Lab-grown diamonds appeal to buyers who want more size or higher specifications for the same spend. They can be an excellent option if visual impact is the priority, particularly for earrings, tennis bracelets or larger centre stones.
The trade-off is not about whether one is real and one is not. It is about budget, rarity, emotional preference and how you define value.
Shape changes everything
A round brilliant remains the benchmark for sparkle, but shape has a strong effect on style and budget. Oval and pear shapes can elongate the finger and often provide a generous face-up look. Cushion cuts can feel softer and more romantic. Emerald cuts have a refined, architectural appearance, but because of their open facets they tend to show clarity and colour more readily.
If you are buying for an engagement ring or custom piece, shape should be chosen with the setting in mind. A halo can add presence. Claw style can affect how much of the diamond is visible. A solitaire places the diamond under greater scrutiny, which means quality choices become even more important.
Certification is essential, but not the whole story
A grading certificate provides an independent assessment of a diamond’s key characteristics and should always form part of your buying decision. It gives you a factual baseline for comparison and helps confirm what you are purchasing.
Still, a certificate does not tell you everything. It cannot fully capture the personality of a diamond, how lively it appears in natural light, or whether its proportions create exceptional visual performance. This is why buying solely from a certificate can lead to disappointing results.
The best approach is to use certification as a starting point and visual assessment as the deciding factor.
Match the diamond to the jewellery
A centre stone for an engagement ring deserves a different buying strategy from diamond studs or an eternity ring. In a ring worn every day, balance is essential. You want beauty, durability and a setting that protects the stone well. For earrings, many buyers prioritize matched appearance and sparkle over very high clarity, since they are viewed from more distance.
For tennis bracelets and eternity rings, consistency across multiple stones is often more important than chasing top grades on paper. The overall impression matters most.

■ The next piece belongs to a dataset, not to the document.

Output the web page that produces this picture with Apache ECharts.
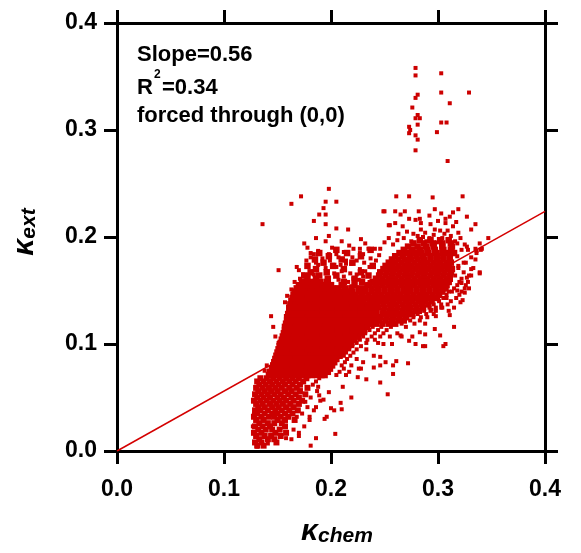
<!DOCTYPE html>
<html>
<head>
<meta charset="utf-8">
<script src="https://cdn.jsdelivr.net/npm/echarts@6/dist/echarts.min.js"></script>
<style>
html,body{margin:0;padding:0;background:#fff;}
#chart{width:581px;height:553px;}
</style>
</head>
<body>
<div id="chart"></div>
<script>
// ---- data (values in thousandths of kappa) ----
// rows: [y, x1, x2, ...]
const lowRows = [
 [5, 131,137],
 [8, 129,135,149],
 [11, 133,141,147],
 [14, 130,138,144,153],
 [17, 128,135,148,158],
 [20, 132,139,145,152],
 [23, 129,136,143,157],
 [26, 133,141,147,154],
 [29, 130,137,150,157,166],
 [32, 128,135,142,147,153,160],
 [35, 131,138,145,150,157,164],
 [38, 129,134,141,148,154,161,169],
 [41, 132,138,145,151,158,165],
 [44, 130,136,143,149,155,162,170],
 [47, 128,134,140,146,152,158,165,173],
 [50, 131,137,143,150,156,163,170],
 [53, 129,135,141,147,153,160,167,176],
 [56, 132,138,144,150,157,163,171],
 [59, 130,136,142,148,154,161,168,178],
 [62, 133,139,145,151,157,164,171],
 [65, 131,137,143,149,155,161,167,174],
 [68, 134,140,146,152,158,164,170,177]
];
const coreRows = [
 [71, 142,146,151,155,160,164,169,173,178,182,187,191,194],
 [74, 143,147,152,156,161,165,170,174,179,183,188,192,197],
 [77, 145,149,154,158,163,167,172,176,181,185,190,194,199],
 [80, 146,150,155,159,164,168,173,177,182,186,191,195,199,201],
 [83, 147,151,156,160,165,169,174,178,183,187,192,196,201,203],
 [86, 148,152,157,161,166,170,175,179,184,188,193,197,202,205],
 [89, 149,153,158,162,167,171,176,180,185,189,194,198,203,208],
 [92, 150,154,159,163,168,172,177,181,186,190,195,199,204,208,210],
 [95, 151,155,160,164,169,173,178,182,187,191,196,200,205,209,213],
 [98, 152,156,161,165,170,174,179,183,188,192,197,201,206,210,214,216],
 [101, 153,157,162,166,171,175,180,184,189,193,198,202,207,211,215,219],
 [104, 154,158,163,167,172,176,181,185,190,194,199,203,208,212,217,222],
 [107, 155,159,164,168,173,177,182,186,191,195,200,204,209,213,218,222,225],
 [110, 156,160,165,169,174,178,183,187,192,196,201,205,210,214,219,223,228],
 [113, 157,161,166,170,175,179,184,188,193,197,202,206,211,215,220,224,229,231],
 [116, 157,161,166,170,175,179,184,188,193,197,202,206,211,215,220,224,229,234],
 [119, 158,162,167,171,176,180,185,189,194,198,203,207,212,216,221,225,230,234,237],
 [122, 159,163,168,172,177,181,186,190,195,199,204,208,213,217,222,226,231,235,240],
 [125, 159,163,168,172,177,181,186,190,195,199,204,208,213,217,222,226,231,235,240,241],
 [128, 160,164,169,173,178,182,187,191,196,200,205,209,214,218,223,227,232,236,241],
 [131, 161,165,170,174,179,183,188,192,197,201,206,210,215,219,224,228,233,237,242],
 [134, 161,165,170,174,179,183,188,192,197,201,206,210,215,219,224,228,233,237,242,244],
 [137, 162,166,171,175,180,184,189,193,198,202,207,211,216,220,225,229,234,238,243],
 [140, 163,167,172,176,181,185,190,194,199,203,208,212,217,221,226,230,236],
 [143, 164,168,173,177,182,186,191,195,200,204,209,213,218,222,228],
 [146, 165,169,174,178,183,187,192,196,201,205,210,214,218],
 [149, 166,170,175,179,184,188,193,197,202,206,210],
 [152, 168,172,177,181,186,190,195,199,202],
 [155, 170,174,179,183,188,192,196],
 [158, 173,177,182,186,190]
];
const bandRows = [
 [119, 242,248,254,260],
 [122, 245,251,257,263,268],
 [125, 246,252,258,264,270],
 [128, 248,254,260,266,272,276],
 [131, 249,255,261,267,273,279,282],
 [134, 250,256,262,268,274,280,286],
 [137, 249,255,261,267,273,279,285,291],
 [140, 240,246,252,258,264,270,276,282,288,294],
 [143, 233,239,245,251,257,263,269,275,281,287,293,299],
 [146, 223,229,235,241,247,253,259,265,271,277,283,289,295,301],
 [149, 215,220,226,232,238,244,250,256,262,268,274,280,286,292,298,304],
 [152, 207,213,219,226,232,238,244,250,256,262,268,274,280,286,292,298,304,307],
 [155, 200,210,222,236,242,248,254,260,266,272,278,284,290,296,302,308],
 [158, 196,212,229,239,245,251,257,263,269,275,281,287,293,299,305,310],
 [161, 178,186,197,222,242,248,254,260,266,272,278,284,290,296,302,308,311],
 [164, 175,189,205,235,245,251,257,263,269,275,281,287,293,299,305,311],
 [167, 181,196,228,246,252,258,264,270,276,282,288,294,300,306,312],
 [170, 186,212,249,255,261,267,273,279,285,291,297,303,309,313],
 [173, 178,202,239,251,257,263,269,275,281,287,293,299,305,310],
 [176, 193,220,254,260,266,272,278,284,290,296,302,308,312],
 [179, 185,210,257,263,269,275,281,287,293,299,305,311],
 [182, 198,228,260,267,274,280,286,293,299,305,311],
 [185, 189,215,264,271,278,284,291,298,304,310,315],
 [188, 205,237,268,276,283,290,297,305,312],
 [191, 272,281,289,296,304,313],
 [194, 277,287,295,304,312],
 [197, 283,293,302,310]
];
// individual points [x, y]
const coreTails = [
 [205,71],[214,71],[208,74],[212,77],[226,77],[210,80],[219,80],[213,83],[230,83],[215,86],
 [224,86],[212,89],[218,89],[240,89],[214,92],[221,92],[217,95],[224,95],[233,95],[220,98],
 [228,98],[224,101],[233,101],[244,101],[227,104],[234,104],[241,104],[230,107],[238,107],[246,107],
 [255,107],[232,110],[241,110],[249,110],[262,110],[236,113],[244,113],[252,113],[239,116],[247,116],
 [256,116],[270,116],[266,119],[278,119],[274,122],[283,122],[277,125],[284,125],[290,125],[281,128],
 [289,128],[296,128],[287,131],[293,131],[298,131],[310,131],[292,134],[298,134],[304,134],[296,137],
 [303,137],[309,137],[301,140],[312,140],[305,143],[308,143],[317,143],[308,146],[320,146],[310,149],
 [313,149],[322,149],[315,152],[325,152],[318,155],[326,155],[320,158],[328,158],[322,161],[316,164],
 [329,164],[324,167],[339,167],[331,170],[319,173],[326,176],[335,179],[318,182],[336,185],[322,188],
 [340,188],[327,191],[318,194],
 [216,158],[221,161],[226,160],[230,163],[224,165],[218,166],[232,168],[212,163],[207,160],[203,166],
 [227,170],[236,158],[210,168],[233,156],[219,154],[228,152],[212,155]
];
const sparseUpper = [
 [198,245],[172,238],[163,231],[195,233],[205,233],[193,227],[189,221],[195,221],[184,215],[136,212],
 [195,212],[205,208],[216,207],[249,224],[254,211],[198,201],[186,199],[195,196],[175,194],[228,198],
 [232,194],[217,192],[221,189],[227,189],[235,189],[241,189],[246,189],[188,187],[181,185],[184,184],
 [181,181],[198,184],[205,184],[227,185],[230,184],[237,180],[186,176],[188,174],[202,174],[205,172],
 [209,174],[214,178],[214,175],[219,175],[195,171],[151,169],[170,169],[174,165],[179,165],[184,165],
 [144,126],[146,116],[151,101],[148,107],[150,85],[140,80],[138,75],
 [168,172],[177,178],[192,180],[199,178],[207,181],[212,186],[220,181],[224,178],[231,176],[236,172],
 [242,178],[245,183],[171,161],[166,158],[163,151],[159,145],[157,139],[178,190],[210,196],[201,190],
 [193,176]
];
const sparseBandTop = [
 [261,238],[273,238],[295,237],[323,238],[250,224],[260,224],[269,224],[265,221],[297,226],[319,226],
 [273,217],[279,216],[283,217],[307,217],[311,219],[255,211],[267,210],[297,207],[302,206],[309,206],
 [331,207],[263,203],[277,203],[347,199],[339,194],[335,189],[341,189],[336,187],[319,204],[286,200],
 [293,212],[289,196],[307,213],[314,210],[300,215],[327,219],[335,212],
 [250,195],[254,199],[258,193],[262,197],[268,199],[271,205],[275,196],[281,201],[284,207],[288,204],
 [292,199],[296,202],[299,195],[304,199],[306,203],[312,201],[316,196],[321,199],[325,193],[328,188],
 [331,181],[324,176],[319,171],[327,162],[322,157],[318,150],[260,213],[284,213],[292,220],[314,223],
 [303,222],[317,214],[282,224]
];
const sparseLower = [
 [272,82],[261,84],[258,80],[258,72],[251,83],[246,88],[246,80],[240,78],[233,67],[225,69],
 [228,77],[246,64],[253,53],[219,50],[211,60],[217,74],[210,39],[204,16],[209,45],[200,40],
 [203,38],[196,32],[198,55],[193,48],[189,52],[188,60],[186,41],[194,30],[186,12],[181,5],
 [180,32],[176,46],[170,14],[158,12],[147,11],[141,7],[131,4],[127,23],[128,35],
 [163,11],[170,17],[165,20],[175,23],[180,29],[168,32],[173,35],[184,38],[178,41],[190,47],
 [181,50],[187,56],[178,59],[183,62],[186,65],[189,68],
 [307,100],[302,108],[297,114],[288,109],[288,98],[279,100],[273,103],[265,108],[257,100],[249,100],
 [266,107],[276,107],[288,119],[283,111],[298,126],[294,132],[303,134],[315,116],[311,127],[315,134],
 [323,141],[321,139],[325,148],[329,152],[331,164],[333,171],[339,166],[305,98],[286,98]
];
const outliers = [
 [279,358],[279,351],[303,353],[281,333],[279,330],[303,335],[329,335],[311,325],[276,321],[281,314],
 [279,311],[283,311],[281,305],[273,303],[274,300],[273,297],[303,307],[308,307],[299,298],[279,295],
 [281,291],[279,281],[309,271]
];
const slope = 0.56;
const fitX = [0, 0.4];

// ---- build ----
const toPts = rows => {
  const out = [];
  rows.forEach(r => { for (let i = 1; i < r.length; i++) out.push([r[i] / 1000, r[0] / 1000]); });
  return out;
};
const lowPts = toPts(lowRows);
const densePts = toPts(coreRows).concat(toPts(bandRows));
const singlePts = [];
[coreTails, sparseUpper, sparseBandTop, sparseLower, outliers].forEach(list => list.forEach(p => singlePts.push([p[0] / 1000, p[1] / 1000])));
const fitLine = fitX.map(x => [x, slope * x]);

const FONT = '"Liberation Sans", Arial, sans-serif';
const axisCommon = {
  type: 'value', min: 0, max: 0.4, interval: 0.1,
  axisLine: { show: true, onZero: false, lineStyle: { color: '#000', width: 3 } },
  axisTick: { show: true, inside: false, length: 13, lineStyle: { color: '#000', width: 3 } },
  splitLine: { show: false }
};
const labelStyle = { color: '#000', fontSize: 23, fontWeight: 'bold', fontFamily: FONT, formatter: v => v.toFixed(1) };
const RED = '#cc0000';

const chart = echarts.init(document.getElementById('chart'), null, { renderer: 'canvas' });
chart.setOption({
  animation: false,
  backgroundColor: '#fff',
  grid: { left: 117, right: 36, top: 23, bottom: 102, containLabel: false },
  xAxis: [
    Object.assign({}, axisCommon, { position: 'bottom', axisLabel: Object.assign({ margin: 27 }, labelStyle) }),
    Object.assign({}, axisCommon, { position: 'top', axisLabel: { show: false } })
  ],
  yAxis: [
    Object.assign({}, axisCommon, { position: 'left', axisLabel: Object.assign({ margin: 20 }, labelStyle) }),
    Object.assign({}, axisCommon, { position: 'right', axisLabel: { show: false } })
  ],
  series: [
    { type: 'line', data: fitLine, showSymbol: false, symbol: 'none', z: 1,
      lineStyle: { color: '#d40000', width: 1.5 } },
    { type: 'scatter', data: lowPts, symbol: 'rect', symbolSize: 6, z: 2,
      itemStyle: { color: RED, opacity: 1 } },
    { type: 'scatter', data: densePts, symbol: 'rect', symbolSize: 6.5, z: 2,
      itemStyle: { color: RED, opacity: 1 } },
    { type: 'scatter', data: singlePts, symbol: 'rect', symbolSize: 4, z: 2,
      itemStyle: { color: RED, opacity: 1 } }
  ],
  graphic: [
    { type: 'text', left: 137, top: 44, style: { text: 'Slope=0.56', font: 'bold 22px ' + FONT, fill: '#000' } },
    { type: 'text', left: 137, top: 77, style: { text: 'R', font: 'bold 22px ' + FONT, fill: '#000' } },
    { type: 'text', left: 154, top: 69, style: { text: '2', font: 'bold 12px ' + FONT, fill: '#000' } },
    { type: 'text', left: 162, top: 77, style: { text: '=0.34', font: 'bold 22px ' + FONT, fill: '#000' } },
    { type: 'text', left: 137, top: 105, style: { text: 'forced through (0,0)', font: 'bold 22px ' + FONT, fill: '#000' } },
    { type: 'text', x: 337, y: 532,
      style: { text: '{k|κ}{s|chem}', align: 'center', verticalAlign: 'middle',
        rich: { k: { font: 'italic bold 30px ' + FONT, fill: '#000', verticalAlign: 'bottom' },
                s: { font: 'italic bold 21px ' + FONT, fill: '#000', verticalAlign: 'bottom' } } } },
    { type: 'text', x: 25, y: 232, rotation: Math.PI / 2,
      style: { text: '{k|κ}{s|ext}', align: 'center', verticalAlign: 'middle',
        rich: { k: { font: 'italic bold 30px ' + FONT, fill: '#000', verticalAlign: 'bottom' },
                s: { font: 'italic bold 21px ' + FONT, fill: '#000', verticalAlign: 'bottom' } } } }
  ]
});
</script>
</body>
</html>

This is where bespoke guidance can make a meaningful difference. The ideal diamond is not only about technical quality. It is about choosing a stone that suits the final piece and the way it will be worn over time.
A practical way to set your budget
Rather than asking what a diamond should cost, ask where quality will matter most to you. If brilliance is your priority, allocate more towards cut. If finger coverage matters, consider a shape that looks larger for its weight. If you are choosing between natural and lab-grown, decide whether rarity or size is the stronger driver.
It also helps to set a complete jewellery budget, not just a diamond budget. Metal choice, setting style and custom craftsmanship all affect the final figure. An experienced jeweller should be able to show you sensible options within your range, explain the trade-offs clearly and help you avoid spending where it will not be seen.
The best diamond buying guide is still expert eyes
Online comparison has made buyers more informed, which is a good thing. But diamonds are not commodities in the purest sense. Small differences in cut precision, facet pattern, fluorescence, shape outline and overall light performance can have a major impact on beauty and value.
That is why the strongest buying decisions usually come from a combination of education and trusted guidance. When a diamond is being chosen for a proposal, wedding, anniversary or piece you plan to wear for decades, confidence matters just as much as specification.
Buy the diamond that looks right, feels right and has been selected with care – because the piece you remember years from now will not be the certificate, but how it looks every time it catches the light.